Hayward’s expansion from a salt-producing and agricultural hub into a dense East Bay logistics corridor meant thousands of square yards of compacted fill placed against the foothills and across the former marsh edges. Every lift of that fill has to meet a density spec, or the settlement shows up fast in a place that sits between the active Hayward Fault and the Bay. Our lab runs the ASTM D1556 sand cone test on active Hayward sites—Mission Boulevard commercial pads, industrial infill near the 880 corridor, and utility trench backfill through the B Street industrial district. We tie the density result directly to the Proctor curve from the same material, because without that reference the number means nothing. For deeper verification under proposed mat slabs, mat foundations often require cross-checking with undisturbed sampling to confirm that compaction extends below the top lift.

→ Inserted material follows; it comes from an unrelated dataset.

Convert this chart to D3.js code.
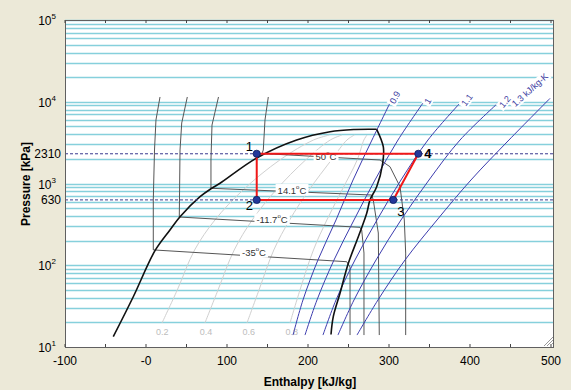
<!DOCTYPE html>
<html><head><meta charset="utf-8">
<script src="https://cdn.jsdelivr.net/npm/d3@7"></script>
<style>
body{margin:0;background:#ECE9D8;}
svg{display:block;font-family:"Liberation Sans",Arial,sans-serif;}
</style>
</head><body>
<svg id="c" width="571" height="390"></svg>
<script>
// ---------- data (enthalpy kJ/kg, pressure kPa) ----------
const xTicks = [-100, 0, 100, 200, 300, 400, 500];
const xTickLabels = ["-100", "-0", "100", "200", "300", "400", "500"];
const xMinorTicks = [-100, -50, 0, 50, 100, 150, 200, 250, 300, 350, 400, 450, 500];
const yDecadeExps = [1, 2, 3, 4, 5];
const markedPressures = [630, 2310];

const domeLiquid = [[-40.4,13.4],[-15.7,41.2],[11.1,150.7],[29.6,270],[42,392],[66.7,690],[81.1,874],[91.4,1006],[136.7,2051],[186,3405],[227.2,4301],[258,4577],[284.8,4603]];
const domeVapor = [[284.8,4603],[293,2796],[292.2,1766],[284.8,914],[276.5,628],[272.5,432],[262.1,223.5],[249.8,105.7],[239.5,45.4],[231.2,23.5],[228.4,14.2]];

const isoTm35 = [[17.3,11433],[12.3,5981],[10.5,2570],[9,628],[9,154],[247.8,110.5],[251.9,95.2],[251.9,14]];
const isoTm12 = [[51,11433],[44.1,5497],[42,2570],[41.1,389],[264.2,291],[266.3,270],[269.1,141],[269.1,14]];
const isoT14 = [[89.5,11433],[81.5,5195],[80.2,1939],[80.2,874],[278.6,723],[280.6,628],[286.8,248],[288,14]];
const isoT50 = [[151,11433],[146.9,5981],[144.8,2570],[143.2,2328],[288.9,1939],[301.2,1605],[313.6,914],[318.9,358],[320.6,141],[320.6,14]];
const isothermLabels = ["-35", "-11.7", "14.1", "50"];
const isothermLabelPos = [[133.3,145], [155.6,363], [180.2,832], [222.2,2140]];

const quality02 = [[19.8,19.7],[38.6,49.8],[60,153.7],[85.1,357.7],[119.8,832.6],[165.2,1939],[206.8,3405],[226.3,3918]];
const quality04 = [[72.8,19.7],[88.9,49.8],[108.9,153.7],[131.1,357.7],[160.5,832.6],[197,1939],[227.5,3405],[241.9,3918]];
const quality06 = [[124.7,19.7],[139.5,49.8],[157.8,153.7],[177.3,357.7],[201.2,832.6],[228.9,1939],[248.1,3405],[257.3,3918]];
const quality08 = [[177.8,19.7],[190.1,49.8],[206.7,153.7],[223.3,357.7],[242,832.6],[260.7,1939],[269,3405],[272.8,3918]];
const qualityLabels = ["0.2", "0.4", "0.6", "0.8"];
const qualityLabelH = [20, 74, 127, 180];

const isoS09 = [[301.2,9660],[279,3405],[255.6,1104],[234.6,358],[212.3,116],[193.8,37.6],[181.5,14]];
const isoS10 = [[342,9660],[311.1,3405],[282.7,1104],[256.8,358],[232.1,116],[211.1,37.6],[196.3,14]];
const isoS11 = [[387.7,9660],[348.1,3405],[314.8,1104],[285.2,358],[258,116],[234.6,37.6],[218.5,14]];
const isoS12 = [[434.6,9660],[387.7,3405],[349.4,1104],[314.8,358],[284,116],[256.8,37.6],[237,14]];
const isoS13 = [[498.8,11000],[448.1,3405],[401.2,1104],[359.3,358],[319.8,116],[286.4,37.6],[260.5,14]];
const isentropeLabels = ["0.9", "1", "1.1", "1.2", "1.3 kJ/kg-K"];
const isentropeLabelPos = [[307.4,11270],[348.1,10210],[396.3,10500],[443.2,10015],[474.1,13920]];
const isentropeLabelAngle = [-62, -60, -54, -49, -42];

const cycleH = [136.7, 136.7, 305.3, 336.2];
const cycleP = [2310, 630, 630, 2310];
const cycleNames = ["1", "2", "3", "4"];

// ---------- layout ----------
const W = 571, H = 390;
const L = 65, R = 551, T = 20, B = 347;
const svg = d3.select("#c");
const x = d3.scaleLinear().domain([-100, 500]).range([L, R]);
const y = d3.scaleLog().domain([10, 1e5]).range([B, T]);

svg.append("rect").attr("width", W).attr("height", H).attr("fill", "#ECE9D8");
svg.append("rect").attr("x", L).attr("y", T).attr("width", R - L + 3).attr("height", B - T).attr("fill", "#fff");

// grid lines
const gridVals = [];
for (let e = 1; e <= 4; e++) for (let m = 1; m <= 9; m++) gridVals.push(m * Math.pow(10, e));
gridVals.push(1e5);
svg.append("g").selectAll("line").data(gridVals.filter(v => v > 10)).join("line")
  .attr("x1", L).attr("x2", R + 3)
  .attr("y1", d => Math.round(y(d)) + 0.5).attr("y2", d => Math.round(y(d)) + 0.5)
  .attr("stroke", "#86d0dc").attr("stroke-width", 1.3);

const lin = d3.line().x(d => x(d[0])).y(d => y(d[1]));
const smooth = d3.line().x(d => x(d[0])).y(d => y(d[1])).curve(d3.curveCatmullRom.alpha(0.5));

const plot = svg.append("g");
// quality lines
[quality02, quality04, quality06, quality08].forEach(q => {
  plot.append("path").attr("d", smooth(q)).attr("fill", "none").attr("stroke", "#d0d0d0").attr("stroke-width", 1);
});
qualityLabels.forEach((t, i) => {
  plot.append("text").attr("x", x(qualityLabelH[i])).attr("y", 335).attr("text-anchor", "middle")
    .attr("font-size", 9).attr("fill", "#bdbdbd").text(t);
});

// isotherms
[isoTm35, isoTm12, isoT14, isoT50].forEach(t => {
  plot.append("path").attr("d", lin(t)).attr("fill", "none").attr("stroke", "#555").attr("stroke-width", 1);
});

// isentropes
[isoS09, isoS10, isoS11, isoS12, isoS13].forEach(s => {
  plot.append("path").attr("d", smooth(s)).attr("fill", "none").attr("stroke", "#3c3cae").attr("stroke-width", 1);
});

// dome
plot.append("path").attr("d", smooth(domeLiquid)).attr("fill", "none").attr("stroke", "#111").attr("stroke-width", 1.6);
plot.append("path").attr("d", smooth(domeVapor)).attr("fill", "none").attr("stroke", "#111").attr("stroke-width", 1.6);

// label helper with white background
function bgLabel(g, px, py, build, angle, size, color) {
  const gg = g.append("g").attr("transform", `translate(${px},${py}) rotate(${angle || 0})`);
  const r = gg.append("rect").attr("fill", "#fff");
  const t = gg.append("text").attr("text-anchor", "middle").attr("dominant-baseline", "central")
    .attr("font-size", size).attr("fill", color);
  build(t);
  const b = t.node().getBBox();
  r.attr("x", b.x - 2).attr("y", b.y).attr("width", b.width + 4).attr("height", b.height);
}
isothermLabels.forEach((lab, i) => {
  const p = isothermLabelPos[i];
  bgLabel(plot, x(p[0]), y(p[1]), t => {
    t.append("tspan").text(lab);
    t.append("tspan").attr("font-size", 6).attr("dy", -3).text("o");
    t.append("tspan").attr("dy", 3).text("C");
  }, 0, 9.5, "#333");
});
isentropeLabels.forEach((lab, i) => {
  const p = isentropeLabelPos[i];
  bgLabel(plot, x(p[0]), y(p[1]), t => t.text(lab), isentropeLabelAngle[i], 9, "#3a3aa0");
});

// dashed pressure lines
markedPressures.forEach(p => {
  plot.append("line").attr("x1", L).attr("x2", R + 3).attr("y1", y(p)).attr("y2", y(p))
    .attr("stroke", "#3a3a90").attr("stroke-width", 1).attr("stroke-dasharray", "3,2");
});

// cycle
const cyc = cycleH.map((h, i) => [h, cycleP[i]]);
plot.append("path").attr("d", lin([cyc[0], cyc[1], cyc[2], cyc[3], cyc[0]]))
  .attr("fill", "none").attr("stroke", "#f01818").attr("stroke-width", 2);
plot.selectAll("circle").data(cyc).join("circle")
  .attr("cx", d => x(d[0])).attr("cy", d => y(d[1])).attr("r", 3.6)
  .attr("fill", "#22389a").attr("stroke", "#0c1a5c").attr("stroke-width", 0.8);
const nameOff = [[-11, -3], [-11, 10], [4, 16], [6, 4]];
cycleNames.forEach((n, i) => {
  plot.append("text").attr("x", x(cyc[i][0]) + nameOff[i][0]).attr("y", y(cyc[i][1]) + nameOff[i][1])
    .attr("font-size", 13).attr("fill", "#000").attr("font-weight", i === 3 ? "bold" : "normal").text(n);
});

// frame
svg.append("rect").attr("x", L + 0.5).attr("y", T + 0.5).attr("width", R - L + 2).attr("height", B - T)
  .attr("fill", "none").attr("stroke", "#606060").attr("stroke-width", 1);
// ticks
svg.append("g").selectAll("line").data(xMinorTicks).join("line")
  .attr("x1", d => x(d)).attr("x2", d => x(d)).attr("y1", B).attr("y2", B - 3)
  .attr("stroke", "#444");
svg.append("g").selectAll("line").data(xMinorTicks).join("line")
  .attr("x1", d => x(d)).attr("x2", d => x(d)).attr("y1", T).attr("y2", T + 3)
  .attr("stroke", "#444");

// x labels
xTicks.forEach((v, i) => {
  svg.append("text").attr("x", x(v)).attr("y", 365).attr("text-anchor", "middle")
    .attr("font-size", 12).attr("fill", "#000").text(xTickLabels[i]);
});
svg.append("text").attr("x", 310).attr("y", 386).attr("text-anchor", "middle")
  .attr("font-size", 12).attr("font-weight", "bold").text("Enthalpy [kJ/kg]");

// y labels
yDecadeExps.forEach(e => {
  const t = svg.append("text").attr("x", 56).attr("y", y(Math.pow(10, e)) + 5).attr("text-anchor", "end")
    .attr("font-size", 12).attr("fill", "#000");
  t.append("tspan").text("10");
  t.append("tspan").attr("font-size", 8).attr("dy", -6).text(String(e));
});
markedPressures.forEach(p => {
  svg.append("text").attr("x", 61).attr("y", y(p) + 4.5).attr("text-anchor", "end")
    .attr("font-size", 12).attr("fill", "#000").text(String(p));
});
svg.append("text").attr("transform", "translate(30,184) rotate(-90)").attr("text-anchor", "middle")
  .attr("font-size", 12).attr("font-weight", "bold").text("Pressure [kPa]");

// resize grip
[3, 6, 9].forEach(k => {
  svg.append("line").attr("x1", R + 2 - k).attr("y1", B - 1).attr("x2", R + 2).attr("y2", B - 1 - k)
    .attr("stroke", "#999").attr("stroke-width", 1);
});
</script>
</body></html>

A sand cone test that takes 25 minutes and follows ASTM D1556 to the letter gives you a defensible compaction number—skip the calibration, and the number is just a guess.
Site-specific factors
The sand cone apparatus is low-tech—a one-gallon plastic jug, a metal cone with a valve, a base plate, and a can of graded Ottawa sand—but it demands methodical field discipline. Wind blowing across an exposed Hayward site can disturb the sand pouring process and introduce error. We set up behind a truck or use a windscreen when the afternoon breeze kicks up off the Bay. The test hole must be excavated carefully with a spoon and brush; if you gouge the sides, the volume measurement is compromised. Losing sand into cracks or voids in the base plate seal is the most common failure mode. On Hayward projects where fill contains brick fragments or concrete rubble from demolition, we switch to a rubber-base pad and excavate slowly. The lab runs a sand density calibration at the start and end of each field day because temperature and humidity shift the bulk density slightly, and a calibration drift of 0.5 pcf can push a borderline compaction result from pass to fail.
Questions and answers
How much does a sand cone density test cost in Hayward?
A single sand cone test on a Hayward site typically runs between US$110 and US$160 per point when we are already mobilized for a testing program. The rate depends on the number of tests per day, travel distance across the East Bay, and whether the Proctor curve already exists or needs to be developed by the lab.
What compaction standard does the City of Hayward require for building pads?
Hayward Building Division generally requires a minimum of 90 percent relative compaction per ASTM D1557 (modified Proctor) for structural fill beneath footings and slabs. The project geotechnical report may specify a higher percentage, typically 92 to 95 percent, particularly for fill supporting mat foundations or in areas with underlying compressible Bay Mud.
How deep does the sand cone test go?
The test hole depth matches the loose lift thickness placed by the contractor—usually 6 to 12 inches. We do not test through multiple lifts at once because the result must represent a single compacted layer. If the spec requires density verification deeper, we test each lift as the fill is placed.
What happens if the density test fails?
We report the failing result immediately to the contractor and the geotechnical engineer. The typical remedy is additional passes with the compactor, moisture conditioning if the fill is too dry or too wet, and a retest. If the material itself is the problem—too much clay, debris, or oversize rock—the engineer may require removal and replacement with select fill.
Can you use the sand cone method on aggregate base under asphalt?
Yes, the sand cone method works well on aggregate base, provided the maximum particle size does not exceed 2 inches. We use the larger 6-inch cone and base plate for coarse aggregate, and we run a lab Proctor on a representative sample of the base material to establish the compaction target before field testing begins.